(Records with drawing code)
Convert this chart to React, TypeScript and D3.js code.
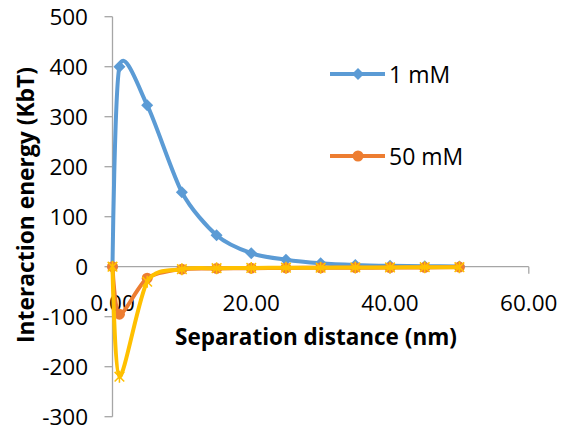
import React from "react";
import * as d3 from "d3";

const distances = [0, 1, 5, 10, 15, 20, 25, 30, 35, 40, 45, 50];
const energy1mM = [0, 400, 323, 149, 63, 27, 14, 7, 3.5, 1.8, 0.9, 0.4];
const energy50mM = [0, -95, -23, -5, -3.5, -3, -2.5, -2.2, -2, -1.7, -1.4, -0.8];
const energy100mM = [0, -220, -30, -5, -3, -2.5, -2, -2, -1.5, -1.5, -1, -1];
const xTicks = [0, 20, 40, 60];
const yTicks = [500, 400, 300, 200, 100, 0, -100, -200, -300];
const legendLabels = ["1 mM", "50 mM"];

const W = 561;
const H = 430;
const BLUE = "#5B9BD5";
const ORANGE = "#ED7D31";
const YELLOW = "#FFC000";
const AXIS = "#a6a6a6";
const FONT = "'Open Sans', 'Liberation Sans', sans-serif";

export default function App() {
  const x = d3.scaleLinear().domain([0, 60]).range([112.5, 528.8]);
  const y = d3.scaleLinear().domain([-300, 500]).range([416.7, 16.7]);

  const mk = (vals: number[]) =>
    d3
      .line<number>()
      .x((_, i) => x(distances[i]))
      .y((v) => y(v))
      .curve(d3.curveCardinal.tension(0.2))(vals) || "";

  const diamond = (cx: number, cy: number, r: number) =>
    `M${cx},${cy - r}L${cx + r},${cy}L${cx},${cy + r}L${cx - r},${cy}Z`;

  const star = (cx: number, cy: number, r: number) =>
    `M${cx - r * 0.8},${cy - r * 0.8}L${cx + r * 0.8},${cy + r * 0.8}M${cx + r * 0.8},${cy - r * 0.8}L${cx - r * 0.8},${cy + r * 0.8}M${cx},${cy - r}L${cx},${cy + r}`;

  const y0 = y(0);

  return (
    <svg
      width={W}
      height={H}
      style={{ position: "absolute", left: 0, top: 0, background: "#fff" }}
      fontFamily={FONT}
    >
      <rect x={0} y={0} width={W} height={H} fill="#fff" />
      {/* axes */}
      <line x1={x(0)} x2={x(0)} y1={y(500)} y2={y(-300)} stroke={AXIS} strokeWidth={1.3} />
      {yTicks.map((t) => (
        <g key={"y" + t}>
          <line x1={x(0) - 8} x2={x(0)} y1={y(t)} y2={y(t)} stroke={AXIS} strokeWidth={1.3} />
          <text x={88} y={y(t)} textAnchor="end" dominantBaseline="central" fontSize={22.5} fill="#000">
            {t}
          </text>
        </g>
      ))}
      <line x1={x(0)} x2={x(60)} y1={y0} y2={y0} stroke={AXIS} strokeWidth={1.3} />
      {xTicks.map((t) => (
        <g key={"x" + t}>
          <line x1={x(t)} x2={x(t)} y1={y0} y2={y0 + 7} stroke={AXIS} strokeWidth={1.3} />
          <text x={x(t)} y={302} textAnchor="middle" dominantBaseline="central" fontSize={22.5} fill="#000">
            {t.toFixed(2)}
          </text>
        </g>
      ))}

      {/* series */}
      <path d={mk(energy1mM)} fill="none" stroke={BLUE} strokeWidth={4} />
      {energy1mM.map((v, i) => (
        <path key={"b" + i} d={diamond(x(distances[i]), y(v), 6)} fill={BLUE} />
      ))}
      <path d={mk(energy50mM)} fill="none" stroke={ORANGE} strokeWidth={4} />
      {energy50mM.map((v, i) => (
        <circle key={"o" + i} cx={x(distances[i])} cy={y(v)} r={5.5} fill={ORANGE} />
      ))}
      <path d={mk(energy100mM)} fill="none" stroke={YELLOW} strokeWidth={4} />
      {energy100mM.map((v, i) => (
        <path key={"yl" + i} d={star(x(distances[i]), y(v), 6)} fill="none" stroke={YELLOW} strokeWidth={1.5} />
      ))}

      {/* axis titles */}
      <text x={316} y={345} textAnchor="middle" fontSize={22.5} fontWeight="bold" fill="#000">
        Separation distance (nm)
      </text>
      <text
        transform="translate(34,205) rotate(-90)"
        textAnchor="middle"
        fontSize={22.8}
        fontWeight="bold"
        fill="#000"
      >
        Interaction energy (KbT)
      </text>

      {/* legend */}
      {legendLabels.map((lab, i) => {
        const ly = i === 0 ? 74 : 156;
        const col = i === 0 ? BLUE : ORANGE;
        return (
          <g key={lab}>
            <line x1={330} x2={385} y1={ly} y2={ly} stroke={col} strokeWidth={4} />
            {i === 0 ? (
              <path d={diamond(358, ly, 6)} fill={col} />
            ) : (
              <circle cx={358} cy={ly} r={5.5} fill={col} />
            )}
            <text x={389} y={ly} dominantBaseline="central" fontSize={23} fill="#000">
              {lab}
            </text>
          </g>
        );
      })}
    </svg>
  );
}
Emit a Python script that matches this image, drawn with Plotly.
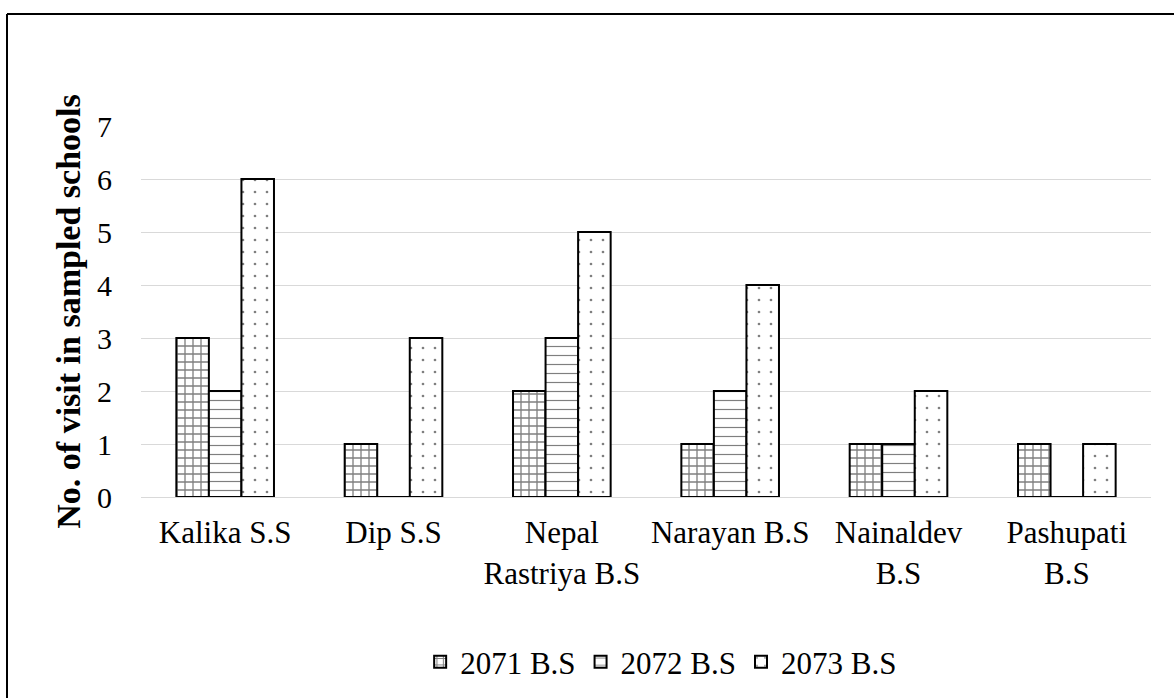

_Challenge_
Copy in full each line that holds the word "this".

_Final result_
Convert this chart to React, TypeScript and D3.js code.
Emit a Python script that matches this image, drawn with Plotly.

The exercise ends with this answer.